Charts and diagrams as code:
-----
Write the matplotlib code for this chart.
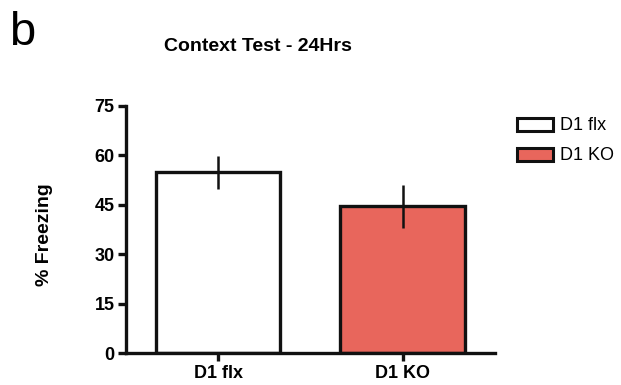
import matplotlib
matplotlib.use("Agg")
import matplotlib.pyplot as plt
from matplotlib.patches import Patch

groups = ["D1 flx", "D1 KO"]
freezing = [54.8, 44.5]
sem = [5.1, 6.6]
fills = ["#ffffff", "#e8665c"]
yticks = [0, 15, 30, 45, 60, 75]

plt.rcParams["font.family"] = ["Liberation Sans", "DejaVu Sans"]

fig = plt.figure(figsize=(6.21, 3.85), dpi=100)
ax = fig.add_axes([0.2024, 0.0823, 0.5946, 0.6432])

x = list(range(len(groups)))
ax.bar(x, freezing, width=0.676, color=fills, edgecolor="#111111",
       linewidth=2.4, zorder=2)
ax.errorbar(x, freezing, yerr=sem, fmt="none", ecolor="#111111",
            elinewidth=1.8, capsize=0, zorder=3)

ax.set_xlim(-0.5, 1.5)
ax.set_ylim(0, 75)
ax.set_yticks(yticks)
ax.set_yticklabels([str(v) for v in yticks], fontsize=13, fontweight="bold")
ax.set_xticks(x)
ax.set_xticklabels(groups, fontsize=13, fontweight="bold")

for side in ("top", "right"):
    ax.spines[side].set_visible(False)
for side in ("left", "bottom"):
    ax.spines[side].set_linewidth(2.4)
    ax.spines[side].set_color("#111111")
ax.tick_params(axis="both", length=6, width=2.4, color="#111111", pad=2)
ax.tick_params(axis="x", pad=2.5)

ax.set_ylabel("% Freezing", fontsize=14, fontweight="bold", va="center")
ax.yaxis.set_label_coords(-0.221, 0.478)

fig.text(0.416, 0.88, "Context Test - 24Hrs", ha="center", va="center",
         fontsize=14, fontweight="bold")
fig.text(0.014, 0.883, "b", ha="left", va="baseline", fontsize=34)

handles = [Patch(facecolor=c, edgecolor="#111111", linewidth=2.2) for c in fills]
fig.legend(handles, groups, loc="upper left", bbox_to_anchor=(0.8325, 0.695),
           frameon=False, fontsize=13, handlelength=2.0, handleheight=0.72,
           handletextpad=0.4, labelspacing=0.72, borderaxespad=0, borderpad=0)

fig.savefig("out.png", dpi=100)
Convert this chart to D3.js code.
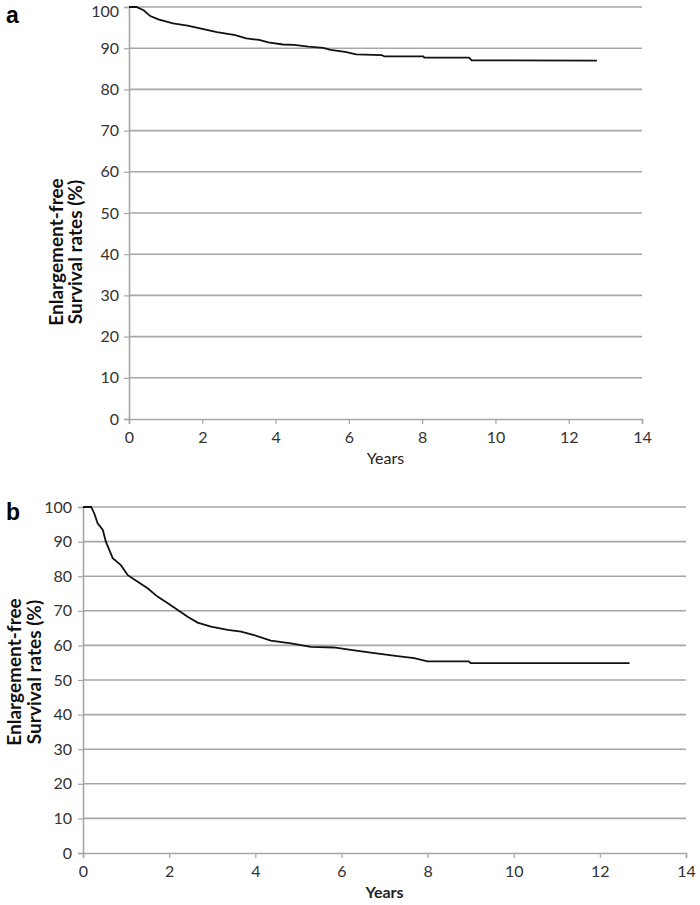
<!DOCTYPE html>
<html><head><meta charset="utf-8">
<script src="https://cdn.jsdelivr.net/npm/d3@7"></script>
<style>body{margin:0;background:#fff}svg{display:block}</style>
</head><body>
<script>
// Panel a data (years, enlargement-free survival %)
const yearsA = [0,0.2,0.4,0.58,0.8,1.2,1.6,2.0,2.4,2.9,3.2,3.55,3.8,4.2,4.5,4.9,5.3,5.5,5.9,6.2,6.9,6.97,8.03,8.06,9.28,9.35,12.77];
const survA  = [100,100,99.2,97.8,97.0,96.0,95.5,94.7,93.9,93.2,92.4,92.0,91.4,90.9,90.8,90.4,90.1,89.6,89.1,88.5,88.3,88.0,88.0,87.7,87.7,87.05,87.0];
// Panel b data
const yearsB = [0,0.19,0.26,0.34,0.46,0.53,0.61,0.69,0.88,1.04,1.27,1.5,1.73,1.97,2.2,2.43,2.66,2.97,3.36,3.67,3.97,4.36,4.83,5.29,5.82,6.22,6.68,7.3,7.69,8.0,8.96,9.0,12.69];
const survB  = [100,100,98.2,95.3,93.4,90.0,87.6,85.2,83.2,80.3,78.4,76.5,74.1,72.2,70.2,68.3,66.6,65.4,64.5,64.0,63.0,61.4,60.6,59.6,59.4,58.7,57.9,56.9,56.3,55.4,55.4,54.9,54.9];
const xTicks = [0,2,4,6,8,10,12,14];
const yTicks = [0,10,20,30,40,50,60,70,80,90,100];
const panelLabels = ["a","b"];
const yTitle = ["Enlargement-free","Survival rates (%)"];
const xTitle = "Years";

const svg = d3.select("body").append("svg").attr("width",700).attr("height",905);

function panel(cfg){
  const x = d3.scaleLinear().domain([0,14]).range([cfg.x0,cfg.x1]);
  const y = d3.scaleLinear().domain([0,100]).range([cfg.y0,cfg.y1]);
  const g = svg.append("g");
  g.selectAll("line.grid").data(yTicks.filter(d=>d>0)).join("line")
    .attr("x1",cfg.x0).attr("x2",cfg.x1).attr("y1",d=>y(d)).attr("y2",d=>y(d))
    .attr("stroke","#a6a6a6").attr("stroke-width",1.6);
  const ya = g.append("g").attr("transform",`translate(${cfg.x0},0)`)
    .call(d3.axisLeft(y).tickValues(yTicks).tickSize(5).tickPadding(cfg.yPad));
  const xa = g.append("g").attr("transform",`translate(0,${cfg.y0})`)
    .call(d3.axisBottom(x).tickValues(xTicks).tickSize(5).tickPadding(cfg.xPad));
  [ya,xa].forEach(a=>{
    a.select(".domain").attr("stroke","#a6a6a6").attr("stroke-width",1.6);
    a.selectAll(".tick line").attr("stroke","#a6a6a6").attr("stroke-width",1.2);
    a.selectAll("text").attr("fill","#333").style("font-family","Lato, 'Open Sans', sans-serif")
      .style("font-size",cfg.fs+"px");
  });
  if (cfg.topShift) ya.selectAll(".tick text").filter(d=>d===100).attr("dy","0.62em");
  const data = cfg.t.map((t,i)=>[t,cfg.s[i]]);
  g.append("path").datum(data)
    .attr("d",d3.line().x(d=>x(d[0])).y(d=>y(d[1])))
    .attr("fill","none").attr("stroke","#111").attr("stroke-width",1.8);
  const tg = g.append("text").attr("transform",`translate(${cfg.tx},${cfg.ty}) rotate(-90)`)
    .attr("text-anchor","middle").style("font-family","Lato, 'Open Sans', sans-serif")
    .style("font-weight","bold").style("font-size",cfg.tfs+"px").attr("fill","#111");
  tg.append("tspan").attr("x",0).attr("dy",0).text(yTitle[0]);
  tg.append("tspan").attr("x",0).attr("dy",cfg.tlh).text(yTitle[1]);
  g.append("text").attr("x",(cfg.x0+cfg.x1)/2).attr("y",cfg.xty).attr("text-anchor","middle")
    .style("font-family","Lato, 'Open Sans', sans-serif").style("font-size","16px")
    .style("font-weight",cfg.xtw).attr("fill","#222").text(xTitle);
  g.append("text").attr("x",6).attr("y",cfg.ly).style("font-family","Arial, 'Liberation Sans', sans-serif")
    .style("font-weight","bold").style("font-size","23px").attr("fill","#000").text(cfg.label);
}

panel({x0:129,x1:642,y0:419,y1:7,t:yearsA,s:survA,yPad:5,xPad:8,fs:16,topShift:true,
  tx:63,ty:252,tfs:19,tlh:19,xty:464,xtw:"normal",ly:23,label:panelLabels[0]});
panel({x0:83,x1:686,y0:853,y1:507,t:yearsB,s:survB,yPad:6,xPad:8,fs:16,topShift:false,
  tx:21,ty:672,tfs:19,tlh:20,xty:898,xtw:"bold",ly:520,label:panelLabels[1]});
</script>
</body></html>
-----
> Task directions:
Please quote the lines of the material, beginning with the first and ending with the one that contains "ax = fig.add_axes([0.2024, 0.0823, 0.5946, 0.6432])", exactly as written and without any pictures.

> Solution:
Write the matplotlib code for this chart.
import matplotlib
matplotlib.use("Agg")
import matplotlib.pyplot as plt
from matplotlib.patches import Patch

groups = ["D1 flx", "D1 KO"]
freezing = [54.8, 44.5]
sem = [5.1, 6.6]
fills = ["#ffffff", "#e8665c"]
yticks = [0, 15, 30, 45, 60, 75]

plt.rcParams["font.family"] = ["Liberation Sans", "DejaVu Sans"]

fig = plt.figure(figsize=(6.21, 3.85), dpi=100)
ax = fig.add_axes([0.2024, 0.0823, 0.5946, 0.6432])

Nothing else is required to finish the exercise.